> _SOURCE MATERIAL_:
--- start ---
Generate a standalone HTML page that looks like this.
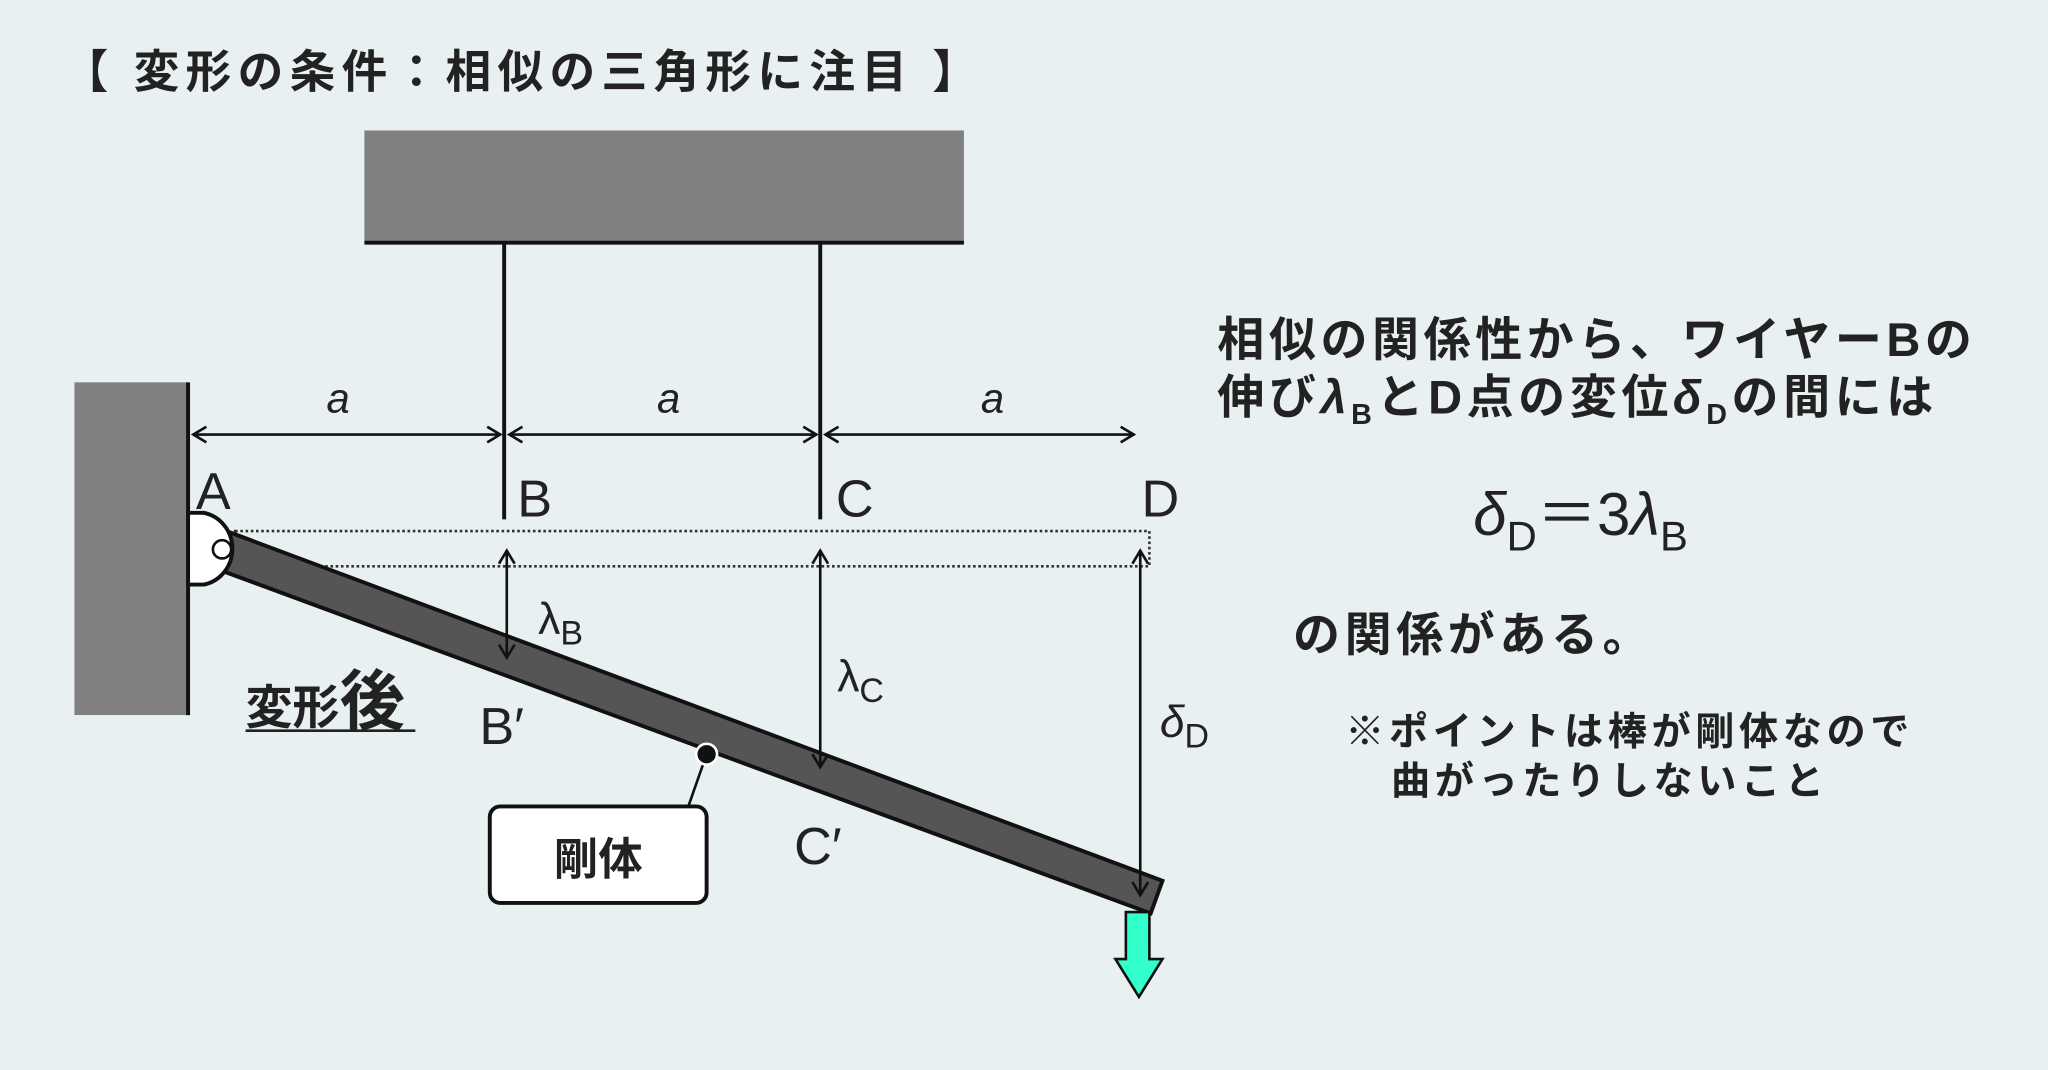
--- end ---
--- start ---
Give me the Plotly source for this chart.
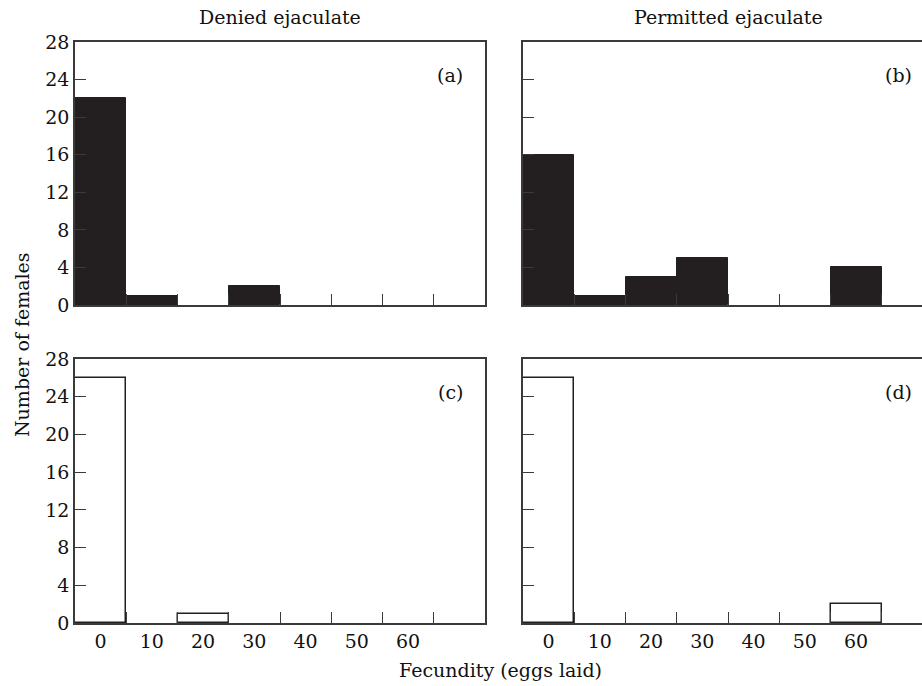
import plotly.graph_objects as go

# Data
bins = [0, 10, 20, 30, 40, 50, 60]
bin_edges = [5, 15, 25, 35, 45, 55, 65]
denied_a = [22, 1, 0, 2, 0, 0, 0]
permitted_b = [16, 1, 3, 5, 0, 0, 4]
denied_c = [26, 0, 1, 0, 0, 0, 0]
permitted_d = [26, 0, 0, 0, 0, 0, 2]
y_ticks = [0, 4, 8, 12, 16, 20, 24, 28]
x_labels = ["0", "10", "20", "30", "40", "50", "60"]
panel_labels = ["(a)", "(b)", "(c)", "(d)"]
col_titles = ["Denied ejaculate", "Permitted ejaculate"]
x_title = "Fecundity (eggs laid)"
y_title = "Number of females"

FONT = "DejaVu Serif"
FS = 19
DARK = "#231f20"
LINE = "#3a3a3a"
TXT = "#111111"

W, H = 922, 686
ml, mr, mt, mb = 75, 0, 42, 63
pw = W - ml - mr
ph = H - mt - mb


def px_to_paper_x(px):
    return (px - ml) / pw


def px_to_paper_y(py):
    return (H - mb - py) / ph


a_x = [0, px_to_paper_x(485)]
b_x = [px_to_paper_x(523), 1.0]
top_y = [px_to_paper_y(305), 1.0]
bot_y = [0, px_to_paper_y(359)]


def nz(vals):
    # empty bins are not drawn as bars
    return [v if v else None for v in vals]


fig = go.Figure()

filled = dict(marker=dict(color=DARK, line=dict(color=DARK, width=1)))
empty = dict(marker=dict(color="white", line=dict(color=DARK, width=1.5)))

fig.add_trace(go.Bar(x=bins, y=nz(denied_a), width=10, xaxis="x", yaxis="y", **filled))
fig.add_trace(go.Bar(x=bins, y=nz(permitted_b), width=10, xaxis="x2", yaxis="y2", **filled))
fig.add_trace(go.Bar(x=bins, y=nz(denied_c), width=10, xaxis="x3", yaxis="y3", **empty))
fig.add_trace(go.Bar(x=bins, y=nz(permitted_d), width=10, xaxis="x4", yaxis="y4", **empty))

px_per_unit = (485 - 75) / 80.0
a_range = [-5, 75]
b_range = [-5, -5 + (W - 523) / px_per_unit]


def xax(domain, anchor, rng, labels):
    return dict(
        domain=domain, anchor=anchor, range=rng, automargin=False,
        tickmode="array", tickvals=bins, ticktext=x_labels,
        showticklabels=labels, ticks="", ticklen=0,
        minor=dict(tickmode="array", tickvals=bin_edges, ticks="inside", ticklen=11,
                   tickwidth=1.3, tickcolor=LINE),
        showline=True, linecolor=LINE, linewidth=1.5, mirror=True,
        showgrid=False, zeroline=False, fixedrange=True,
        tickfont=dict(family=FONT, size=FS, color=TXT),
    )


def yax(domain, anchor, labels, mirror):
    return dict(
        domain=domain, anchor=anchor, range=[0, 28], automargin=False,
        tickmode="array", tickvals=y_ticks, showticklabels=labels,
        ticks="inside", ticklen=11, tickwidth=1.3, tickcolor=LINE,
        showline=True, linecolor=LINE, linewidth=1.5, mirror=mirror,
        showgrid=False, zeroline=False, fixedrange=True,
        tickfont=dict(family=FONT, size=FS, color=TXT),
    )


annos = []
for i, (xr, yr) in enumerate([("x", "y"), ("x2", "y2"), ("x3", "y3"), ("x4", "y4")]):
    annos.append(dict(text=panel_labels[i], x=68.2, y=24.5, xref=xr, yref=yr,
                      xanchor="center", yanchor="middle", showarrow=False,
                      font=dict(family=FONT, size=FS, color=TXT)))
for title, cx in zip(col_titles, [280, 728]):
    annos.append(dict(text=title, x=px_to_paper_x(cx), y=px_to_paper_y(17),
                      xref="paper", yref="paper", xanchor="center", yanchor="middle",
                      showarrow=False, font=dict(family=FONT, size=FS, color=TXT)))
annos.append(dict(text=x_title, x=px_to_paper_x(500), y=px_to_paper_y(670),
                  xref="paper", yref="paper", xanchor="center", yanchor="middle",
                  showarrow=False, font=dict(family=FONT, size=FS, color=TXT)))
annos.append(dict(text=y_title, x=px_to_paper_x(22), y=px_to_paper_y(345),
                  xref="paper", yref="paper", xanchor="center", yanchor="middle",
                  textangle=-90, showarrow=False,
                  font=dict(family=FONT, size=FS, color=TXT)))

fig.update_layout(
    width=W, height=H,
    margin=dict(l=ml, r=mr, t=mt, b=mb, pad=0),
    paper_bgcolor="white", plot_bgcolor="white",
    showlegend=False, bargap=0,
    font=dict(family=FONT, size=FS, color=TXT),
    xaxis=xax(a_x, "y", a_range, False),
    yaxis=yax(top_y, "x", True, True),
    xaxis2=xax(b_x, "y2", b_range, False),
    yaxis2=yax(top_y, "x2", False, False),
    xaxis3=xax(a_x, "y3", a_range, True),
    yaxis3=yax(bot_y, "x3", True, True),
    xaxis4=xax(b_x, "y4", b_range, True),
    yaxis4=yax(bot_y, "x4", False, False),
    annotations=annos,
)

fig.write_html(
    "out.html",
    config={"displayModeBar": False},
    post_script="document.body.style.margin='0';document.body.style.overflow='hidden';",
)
--- end ---
> _TASK TO COMPLETE_:
Out of the material above, gather each line where "this" appears.

> _EXERCISE SOLUTION_:
Generate a standalone HTML page that looks like this.
Give me the Plotly source for this chart.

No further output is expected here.